═════ Source material ═════

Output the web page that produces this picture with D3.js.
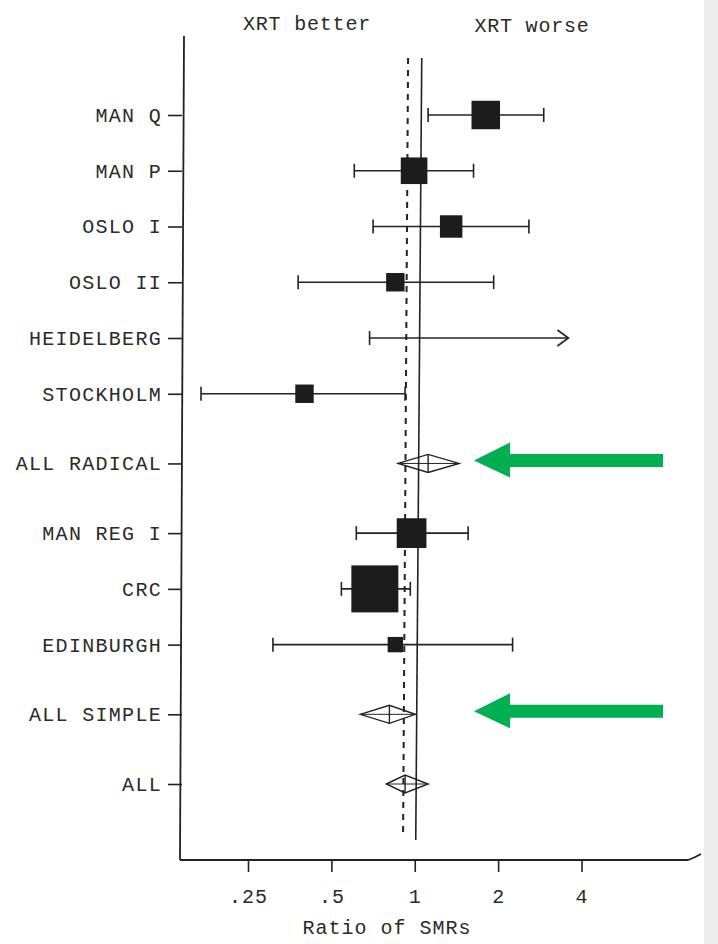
<!DOCTYPE html>
<html>
<head>
<meta charset="utf-8">
<script src="https://cdn.jsdelivr.net/npm/d3@7"></script>
<style>
  body { margin: 0; background: #fff; }
  text { font-family: "Liberation Mono", "DejaVu Sans Mono", monospace; fill: #2a2a2a; }
</style>
</head>
<body>
<div id="root"></div>
<script>
// rows of the forest plot, top to bottom
const studies = ['MAN Q', 'MAN P', 'OSLO I', 'OSLO II', 'HEIDELBERG', 'STOCKHOLM',
  'ALL RADICAL', 'MAN REG I', 'CRC', 'EDINBURGH', 'ALL SIMPLE', 'ALL']
const estimates = [1.76, 0.97, 1.32, 0.83, null, 0.39, 1.09, 0.95, 0.70, 0.83, 0.79, 0.90]
const lower = [1.09, 0.59, 0.69, 0.37, 0.67, 0.165, 0.85, 0.60, 0.53, 0.30, 0.62, 0.77]
const upper = [2.85, 1.59, 2.52, 1.88, 3.5, 0.90, 1.41, 1.52, 0.94, 2.2, 0.98, 1.09]
const weights = [7.9, 6.9, 4.9, 3.3, null, 3.3, null, 8.6, 21.5, 2.3, null, null]
const summaryRows = ['ALL RADICAL', 'ALL SIMPLE', 'ALL']
const openEnded = ['HEIDELBERG']
const overall = 0.90
const xTicks = [0.25, 0.5, 1, 2, 4]
const xTickLabels = ['.25', '.5', '1', '2', '4']
const sideLabels = ['XRT better', 'XRT worse']
const axisTitle = 'Ratio of SMRs'
const highlighted = ['ALL RADICAL', 'ALL SIMPLE']

const w = 718
const h = 944
const plotLeft = 182
const plotBottom = 860
const plotTop = 36

const svg = d3.select('#root')
  .append('svg')
  .attr('width', w)
  .attr('height', h)

svg.append('rect').attr('width', w).attr('height', h).attr('fill', '#fff')
svg.append('rect').attr('x', 704).attr('width', 14).attr('height', h).attr('fill', '#ededed')

const xScale = d3.scaleLog()
  .base(2)
  .domain([0.25, 4])
  .range([251, 584.5])

// slot index, extra space around the summary rows
const slots = []
studies.forEach((s, i) => {
  if (i === 0) { slots.push(0); return }
  const gap = summaryRows.includes(s) || summaryRows.includes(studies[i - 1]) ? 1.25 : 1
  slots.push(slots[i - 1] + gap)
})
const slotScale = d3.scaleLinear().domain([0, 12]).range([115, 784])
const yScale = d3.scaleOrdinal()
  .domain(studies)
  .range(slots.map(s => slotScale(s)))

const boxSize = d3.scaleSqrt().domain([0, 21.5]).range([0, 47])

const data = studies.map((s, i) => ({
  name: s,
  est: estimates[i],
  lo: lower[i],
  hi: upper[i],
  weight: weights[i],
  summary: summaryRows.includes(s),
  open: openEnded.includes(s)
}))

const ink = '#222'

// frame lines
svg.append('line')
  .attr('x1', plotLeft + 2).attr('x2', plotLeft - 2)
  .attr('y1', plotTop).attr('y2', plotBottom)
  .attr('stroke', ink).attr('stroke-width', 1.8)
svg.append('path')
  .attr('d', 'M' + (plotLeft - 2) + ',' + plotBottom + ' L688,' + plotBottom + ' Q694,' + (plotBottom - 2) + ' 701,' + (plotBottom - 6))
  .attr('fill', 'none')
  .attr('stroke', ink).attr('stroke-width', 1.8)

// reference lines
svg.append('line')
  .attr('x1', xScale(1) + 4).attr('x2', xScale(1) - 2)
  .attr('y1', 58).attr('y2', 840)
  .attr('stroke', ink).attr('stroke-width', 1.6)
svg.append('line')
  .attr('x1', xScale(overall) + 3).attr('x2', xScale(overall) - 2)
  .attr('y1', 58).attr('y2', 835)
  .attr('stroke', ink).attr('stroke-width', 2)
  .attr('stroke-dasharray', '6,6')

// axes
const xAxis = d3.axisBottom(xScale)
  .tickValues(xTicks)
  .tickFormat((d, i) => xTickLabels[i])
  .tickSize(12)
  .tickPadding(17)

const gx = svg.append('g')
  .attr('transform', 'translate(-3,' + plotBottom + ')')
  .call(xAxis)
gx.select('.domain').remove()
gx.selectAll('line').attr('stroke', ink).attr('stroke-width', 1.6)
gx.selectAll('text').attr('font-size', 20).attr('letter-spacing', 1).attr('fill', '#2a2a2a')

const yAxis = d3.axisLeft(yScale)
  .tickSize(14)
  .tickPadding(6)

const gy = svg.append('g')
  .attr('transform', 'translate(' + plotLeft + ',0)')
  .call(yAxis)
gy.select('.domain').remove()
gy.selectAll('line').attr('stroke', ink).attr('stroke-width', 1.6)
gy.selectAll('text').attr('font-size', 20).attr('letter-spacing', 1.3).attr('fill', '#2a2a2a')

svg.append('text')
  .attr('x', 387).attr('y', 929)
  .attr('text-anchor', 'middle')
  .attr('dominant-baseline', 'middle')
  .attr('font-size', 20).attr('letter-spacing', 1)
  .text(axisTitle)

svg.selectAll('.side')
  .data(sideLabels)
  .enter()
  .append('text')
    .attr('class', 'side')
    .attr('x', (d, i) => i === 0 ? 307 : 532)
    .attr('y', (d, i) => i === 0 ? 25 : 27)
    .attr('text-anchor', 'middle')
    .attr('dominant-baseline', 'middle')
    .attr('font-size', 20).attr('letter-spacing', 0.8)
    .text(d => d)

// confidence intervals for single studies
const studyRows = data.filter(d => !d.summary)

svg.selectAll('.ci')
  .data(studyRows)
  .enter()
  .append('line')
    .attr('class', 'ci')
    .attr('x1', d => xScale(d.lo))
    .attr('x2', d => xScale(d.hi))
    .attr('y1', d => yScale(d.name))
    .attr('y2', d => yScale(d.name))
    .attr('stroke', ink).attr('stroke-width', 1.6)

svg.selectAll('.cap-lo')
  .data(studyRows)
  .enter()
  .append('line')
    .attr('class', 'cap-lo')
    .attr('x1', d => xScale(d.lo)).attr('x2', d => xScale(d.lo))
    .attr('y1', d => yScale(d.name) - 7).attr('y2', d => yScale(d.name) + 7)
    .attr('stroke', ink).attr('stroke-width', 1.6)

svg.selectAll('.cap-hi')
  .data(studyRows.filter(d => !d.open))
  .enter()
  .append('line')
    .attr('class', 'cap-hi')
    .attr('x1', d => xScale(d.hi)).attr('x2', d => xScale(d.hi))
    .attr('y1', d => yScale(d.name) - 7).attr('y2', d => yScale(d.name) + 7)
    .attr('stroke', ink).attr('stroke-width', 1.6)

svg.selectAll('.open-arrow')
  .data(studyRows.filter(d => d.open))
  .enter()
  .append('path')
    .attr('class', 'open-arrow')
    .attr('d', d => {
      const x = xScale(d.hi)
      const y = yScale(d.name)
      return 'M' + (x - 11) + ',' + (y - 8) + ' L' + x + ',' + y + ' L' + (x - 11) + ',' + (y + 8)
    })
    .attr('fill', 'none')
    .attr('stroke', ink).attr('stroke-width', 1.6)

svg.selectAll('.box')
  .data(studyRows.filter(d => d.est !== null))
  .enter()
  .append('rect')
    .attr('class', 'box')
    .attr('x', d => xScale(d.est) - boxSize(d.weight) / 2)
    .attr('y', d => yScale(d.name) - boxSize(d.weight) / 2)
    .attr('width', d => boxSize(d.weight))
    .attr('height', d => boxSize(d.weight))
    .attr('fill', '#1c1c1c')

// pooled estimates as diamonds
const pooled = data.filter(d => d.summary)

svg.selectAll('.diamond')
  .data(pooled)
  .enter()
  .append('path')
    .attr('class', 'diamond')
    .attr('d', d => {
      const y = yScale(d.name)
      return 'M' + xScale(d.lo) + ',' + y +
        ' L' + xScale(d.est) + ',' + (y - 9) +
        ' L' + xScale(d.hi) + ',' + y +
        ' L' + xScale(d.est) + ',' + (y + 9) + ' Z'
    })
    .attr('fill', 'none')
    .attr('stroke', ink).attr('stroke-width', 1.4)

svg.selectAll('.diamond-mid')
  .data(pooled)
  .enter()
  .append('line')
    .attr('class', 'diamond-mid')
    .attr('x1', d => xScale(d.est)).attr('x2', d => xScale(d.est))
    .attr('y1', d => yScale(d.name) - 9).attr('y2', d => yScale(d.name) + 9)
    .attr('stroke', ink).attr('stroke-width', 1.4)

svg.selectAll('.diamond-bar')
  .data(pooled)
  .enter()
  .append('line')
    .attr('class', 'diamond-bar')
    .attr('x1', d => xScale(d.lo)).attr('x2', d => xScale(d.hi))
    .attr('y1', d => yScale(d.name)).attr('y2', d => yScale(d.name))
    .attr('stroke', ink).attr('stroke-width', 1)

// green call-out arrows
svg.selectAll('.callout')
  .data(highlighted)
  .enter()
  .append('path')
    .attr('class', 'callout')
    .attr('d', d => {
      const y = yScale(d) - 3
      const tip = 474
      return 'M' + tip + ',' + y +
        ' L510,' + (y - 18) + ' L510,' + (y - 6.5) +
        ' L663,' + (y - 6.5) + ' L663,' + (y + 6.5) +
        ' L510,' + (y + 6.5) + ' L510,' + (y + 17) + ' Z'
    })
    .attr('fill', '#00b050')
</script>
</body>
</html>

═════

→ Directive:
Begin at the top of the material above and output each line exactly, stopping after the line that holds "const plotTop = 36". Leave out pictures.

→ Final answer:
Output the web page that produces this picture with D3.js.
<!DOCTYPE html>
<html>
<head>
<meta charset="utf-8">
<script src="https://cdn.jsdelivr.net/npm/d3@7"></script>
<style>
  body { margin: 0; background: #fff; }
  text { font-family: "Liberation Mono", "DejaVu Sans Mono", monospace; fill: #2a2a2a; }
</style>
</head>
<body>
<div id="root"></div>
<script>
// rows of the forest plot, top to bottom
const studies = ['MAN Q', 'MAN P', 'OSLO I', 'OSLO II', 'HEIDELBERG', 'STOCKHOLM',
  'ALL RADICAL', 'MAN REG I', 'CRC', 'EDINBURGH', 'ALL SIMPLE', 'ALL']
const estimates = [1.76, 0.97, 1.32, 0.83, null, 0.39, 1.09, 0.95, 0.70, 0.83, 0.79, 0.90]
const lower = [1.09, 0.59, 0.69, 0.37, 0.67, 0.165, 0.85, 0.60, 0.53, 0.30, 0.62, 0.77]
const upper = [2.85, 1.59, 2.52, 1.88, 3.5, 0.90, 1.41, 1.52, 0.94, 2.2, 0.98, 1.09]
const weights = [7.9, 6.9, 4.9, 3.3, null, 3.3, null, 8.6, 21.5, 2.3, null, null]
const summaryRows = ['ALL RADICAL', 'ALL SIMPLE', 'ALL']
const openEnded = ['HEIDELBERG']
const overall = 0.90
const xTicks = [0.25, 0.5, 1, 2, 4]
const xTickLabels = ['.25', '.5', '1', '2', '4']
const sideLabels = ['XRT better', 'XRT worse']
const axisTitle = 'Ratio of SMRs'
const highlighted = ['ALL RADICAL', 'ALL SIMPLE']

const w = 718
const h = 944
const plotLeft = 182
const plotBottom = 860
const plotTop = 36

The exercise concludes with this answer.